Fundamentally, we can view the urban fabric as a complex adaptive system subject to the effects of interrelated groups of activities. Because of their complexity, it is difficult to fully understand cities, let alone plan them well. Another analogous model is to view cities as living organisms. Like any life form, they are vulnerable to structurally disruptive effects. Predicting the impact of changes carried out in big chunks isn’t easy if we factor in the highly interdependent systems of which cities are comprised. 

Arguably, one effective mechanism for improving the urban environment has been trial and error. Minor missteps provide feedback useful for recalibrating future choices. Small errors are relatively easy and inexpensive to correct. Bigger, coarser mistakes are far less so. 

The redevelopment of the former EWEB site along the banks of the Willamette River is monumentally important to Eugene. As a matter of fact, it may be our Hudson Yards. Perhaps it’s a stretch for me to suggest there are considerable parallels between the two projects, but they are clearly there. Both developments are being undertaken by a single development team on sites brimming with potential. Both are the beneficiaries of public subsidies. Both are and will be realized relatively quickly. Though perhaps inconceivable given the disparities between them, the EWEB riverfront redevelopment may be even more significant to Eugene than Hudson Yards is to New York. 

Again, bigger isn’t necessarily better. What’s clearly needed for the EWEB riverfront project is good design, fine-grained and attuned to the specifics of the site and its connections to the river and urban fabric. Good design will be necessary to avert the possibility of “unremitting artificiality” and “frictionless sameness” that afflicts Hudson Yards. Indeed, what Eugene needs of its riverfront redevelopment project is to avoid making the big mistakes by utilizing an iterative design process that models as closely as possible what piecemeal growth might be like if it was actually implemented that way. 

Regardless of their size, location, or cost, there are lessons to be learned from any project. Hudson Yards may be huge and expensive but not so much so that it doesn’t have something to teach architects here in Eugene.

(1) 1 Manhattan West isn’t technically part of the Hudson Yards development, but it is immediately contiguous with it and utilizes the same architectural vocabulary. The tower is part of an associated mixed-use project by Brookfield Properties and not by Related Companies/Oxford Properties, developers for Hudson Yards. 

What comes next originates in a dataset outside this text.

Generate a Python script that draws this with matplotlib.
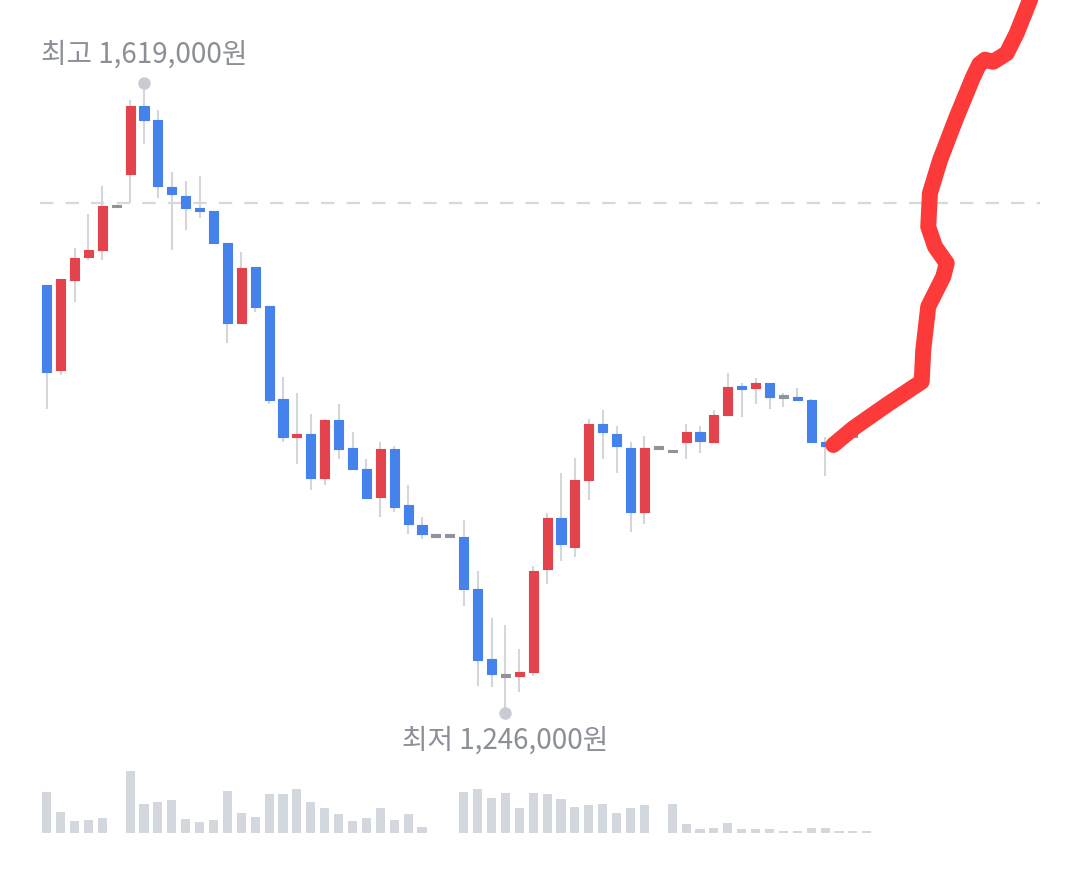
import numpy as np
import matplotlib
matplotlib.use("Agg")
import matplotlib.pyplot as plt

plt.rcParams['font.family'] = ['Noto Sans CJK KR', 'DejaVu Sans']

# daily candles, prices in 1,000 won
opens = [1499,1449,1502,1516,1520,1546,1565,1605,1597,1557,1552,1545,1543,1524,1477,1510,
         1487,1432,1409,1411,1385,1419,1403,1390,1374,1402,1369,1357,1351,1351,
         1350,1319,1278,1268,1268,1270,1331,1361,1344,1384,1417,1411,1403,1365,1403,1401,
         1406,1412,1406,1422,1439,1438,1441,1433,1433,1431,1406,1407,1410,1420]
closes = [1448,1503,1515,1520,1546,1546,1605,1597,1558,1553,1545,1543,1524,1477,1509,1486,
          1431,1409,1411,1385,1419,1402,1390,1373,1402,1368,1358,1352,1351,1351,
          1319,1277,1269,1268,1270,1330,1361,1346,1384,1417,1412,1404,1365,1403,1403,1401,
          1412,1407,1422,1439,1438,1441,1433,1433,1431,1406,1404,1407,1410,1420]
highs = [1499,1503,1521,1541,1558,1546,1609,1619,1603,1566,1561,1564,1543,1524,1519,1510,
         1487,1445,1435,1423,1420,1429,1412,1396,1406,1404,1381,1362,1351,1351,
         1360,1330,1302,1298,1284,1333,1364,1388,1397,1420,1425,1416,1406,1410,1403,1401,
         1417,1416,1425,1447,1441,1444,1441,1435,1438,1432,1409,1407,1410,1420]
lows = [1426,1446,1489,1514,1514,1546,1548,1583,1551,1520,1532,1539,1524,1465,1477,1483,
        1429,1406,1393,1378,1381,1396,1390,1373,1362,1365,1352,1349,1351,1351,
        1309,1262,1261,1246,1258,1268,1322,1336,1338,1372,1396,1388,1353,1358,1403,1401,
        1396,1400,1406,1422,1421,1429,1426,1427,1431,1406,1386,1407,1410,1420]
volumes = [123,63,35,38,43,0,186,86,92,98,40,33,38,125,58,46,115,115,130,91,75,55,34,45,75,38,55,18,0,0,
           121,131,103,120,75,118,116,102,76,82,87,59,73,82,0,87,25,10,15,28,12,10,10,6,6,13,14,6,6,6]

ref_price = 1548
hi_label = "최고 1,619,000원"
lo_label = "최저 1,246,000원"

# freehand red stroke drawn over the chart (index, price)
stroke_x = [56.59,58.03,60.43,62.95,63.06,63.42,64.50,64.75,63.91,63.42,63.54,64.27,65.47,
            66.66,67.10,67.50,68.10,69.06,69.78,70.74,71.03]
stroke_y = [1404.5,1414.4,1428.2,1442.0,1460.7,1486.4,1504.1,1512.1,1521.9,1533.7,1553.5,
            1573.2,1598.9,1622.6,1630.0,1632.6,1631.4,1636.4,1648.2,1668.0,1673.9]

RED = "#e2434c"
BLUE = "#4582ec"
FLAT = "#8f949c"
WICK = "#d3d7dc"
VOL = "#d3d7de"
TXT = "#8b8f97"

fig = plt.figure(figsize=(10.8, 8.91), dpi=100, facecolor="white")
ax = fig.add_axes([0, 0, 1, 1])
vax = fig.add_axes([0, 58.3/891, 1, 100/891])
for a in (ax, vax):
    a.set_xlim(-46.7/13.9, (1080-46.7)/13.9)
    a.axis("off")
    a.patch.set_alpha(0)
ax.set_ylim(1140.43, 1667.963)
vax.set_ylim(0, 300)

x = np.arange(len(opens))
o = np.array(opens, float); c = np.array(closes, float)
h = np.array(highs, float); l = np.array(lows, float)

# reference dashed line
ax.axhline(ref_price, xmin=40/1080, xmax=1040/1080, color="#d5d8dc", lw=1.6,
           dashes=(6, 5.5), zorder=1)

ax.vlines(x, l, h, color=WICK, lw=1.5, zorder=2)
cols = [RED if cc > oo else (BLUE if cc < oo else FLAT) for oo, cc in zip(o, c)]
bot = np.minimum(o, c)
hgt = np.maximum(np.abs(c - o), 1.6)
mid = (o + c) / 2
bot = np.where(np.abs(c - o) < 1.6, mid - 0.8, bot)
ax.bar(x, hgt, bottom=bot, width=0.66, color=cols, edgecolor=cols, lw=0.8,
       joinstyle="round", zorder=3)

# high / low markers
ih = int(np.argmax(h)); il = int(np.argmin(l))
ax.plot([ih], [h[ih]], "o", ms=9, color="#c8ccd2", mec="none", zorder=4)
ax.plot([il], [l[il]], "o", ms=9, color="#c8ccd2", mec="none", zorder=4)
ax.annotate(hi_label, (ih, h[ih]), xytext=(0, 28), textcoords="offset pixels",
            ha="center", va="center", fontsize=20, color=TXT)
ax.annotate(lo_label, (il, l[il]), xytext=(0, -28), textcoords="offset pixels",
            ha="center", va="center", fontsize=20, color=TXT)

v = np.array(volumes, float)
vax.bar(x, np.where(v > 0, np.maximum(v, 6), 0), width=0.66, color=VOL)

ax.plot(stroke_x, stroke_y, color="#fd3a3a", lw=11.5, solid_capstyle="round",
        solid_joinstyle="round", zorder=6)

fig.savefig("out.png", dpi=100, facecolor="white")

(2) The Guardian dubbed the Vessel “a 15-story high answer to the question: ‘How much money could a rich man waste building a climbable version of an M.C. Escher drawing?’ (The answer is $200 million).” 

(3) KPF, SOM, Roche-Dinkeloo, and Diller Scofidio + Renfro designed the Phase 1 towers. Phase 2 will include towers reportedly designed by Santiago Calatrava, Robert A.M. Stern, and Frank Gehry.